A sources revealed that authorities believed that the number of people killed in the Grenfell Tower fire will reach 50, as police announced they have opened a criminal investigation into the blaze.
The probe could result in the prosecution of anyone deemed responsible for building, design or safety failures that caused the blaze.
“We as the police have started an investigation, I mentioned when I was down at the scene this morning that one of our very senior investigating officers is leading that for us,” said Metropolitan Police commander Stuart Cundy.
“We as the police, we investigate criminal offences – I am not sitting here and saying there are criminal offences that have been committed, that’s why you do an investigation, to establish it.
“This will need to be a lot of work between us and other investigating agencies to establish what has happened and why and that is going to take a considerable period of time.”
Mr Cundy added that of the 17 victims confirmed to have died so far, only six had been formally identified.
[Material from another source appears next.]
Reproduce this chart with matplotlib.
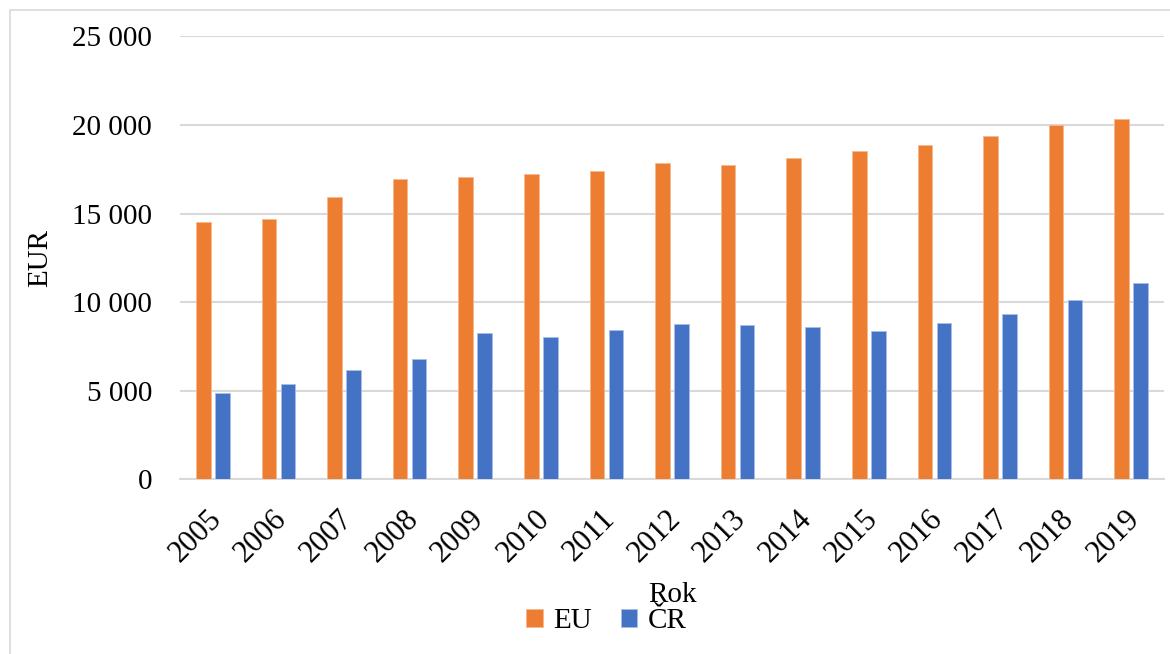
import numpy as np
import matplotlib.pyplot as plt
from matplotlib.patches import Rectangle
from matplotlib.ticker import FuncFormatter
from matplotlib.transforms import ScaledTranslation

# -------------------------
# Data
# -------------------------
years = ["2005", "2006", "2007", "2008", "2009", "2010", "2011", "2012",
         "2013", "2014", "2015", "2016", "2017", "2018", "2019"]
eu = [14500, 14690, 15910, 16950, 17060, 17210, 17400, 17830,
      17720, 18110, 18540, 18860, 19370, 19990, 20350]
cr = [4850, 5400, 6170, 6810, 8260, 8010, 8430, 8760,
      8690, 8610, 8370, 8820, 9310, 10120, 11080]

plt.rcParams["font.family"] = ["Liberation Serif", "DejaVu Serif"]

orange = "#ED7D31"
blue = "#4472C4"

fig = plt.figure(figsize=(11.7, 6.54), dpi=100)
ax = fig.add_axes([180 / 1170, (654 - 479.3) / 654, 984 / 1170, (479.3 - 36.3) / 654])

x = np.arange(len(years))
w = 0.223
off = 0.145
ax.bar(x - off, eu, w, color=orange, edgecolor="#f6b98f", linewidth=0.6, label="EU", zorder=3)
ax.bar(x + off, cr, w, color=blue, edgecolor="#a9bfe6", linewidth=0.6, label="ČR", zorder=3)

ax.set_xlim(-0.5, len(years) - 0.5)
ax.set_ylim(0, 25000)
ax.set_yticks(np.arange(0, 25001, 5000))
ax.yaxis.set_major_formatter(FuncFormatter(lambda v, p: f"{int(v):,}".replace(",", " ")))
ax.grid(axis="y", color="#d9d9d9", linewidth=1.5, zorder=0)

for s in ["top", "right", "left"]:
    ax.spines[s].set_visible(False)
ax.spines["bottom"].set_color("#d9d9d9")
ax.spines["bottom"].set_linewidth(1.5)
ax.tick_params(axis="both", length=0)
ax.tick_params(axis="y", labelsize=21, pad=20)

ax.set_xticks(x)
ax.set_xticklabels(years, rotation=45, ha="right", va="top",
                   rotation_mode="anchor", fontsize=22)
ax.tick_params(axis="x", pad=18)
shift = ScaledTranslation(-6 / 100, 0, fig.dpi_scale_trans)
for lbl in ax.get_xticklabels():
    lbl.set_transform(lbl.get_transform() + shift)

ax.set_ylabel("EUR", fontsize=21, labelpad=14)
ax.set_xlabel("Rok", fontsize=21)
ax.xaxis.set_label_coords(0.5, -0.232)

fig.legend(loc="center", bbox_to_anchor=(0.518, 1 - 621 / 654), ncol=2, frameon=False,
           fontsize=21, handlelength=0.58, handleheight=0.58, handletextpad=0.35,
           columnspacing=1.0, borderpad=0)

# light frame round the whole chart
fig.patches.append(Rectangle((10 / 1170, -10 / 654), 1200 / 1170, 654 / 654,
                             transform=fig.transFigure, fill=False,
                             edgecolor="#d9d9d9", linewidth=1.2))

fig.savefig("out.png", dpi=100)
In a sign of how many people police believe did not make it out of the building alive, the commander said he hoped the final death toll “does not reach treble figures”.
The search for victims could take “months”, he said, adding that aside from the six identified bodies, police did not know the other deceased.
Sources, however, revealed to that a figure of approximately 50 fatalities had already been agreed by the heads of emergency services 24-hours ago, but authorities face major political concerns of announcing such a shocking figure in the immediate wake of the disaster.
As shock and mourning turns to anger, the people of West London, and indeed the nation, will wants answers.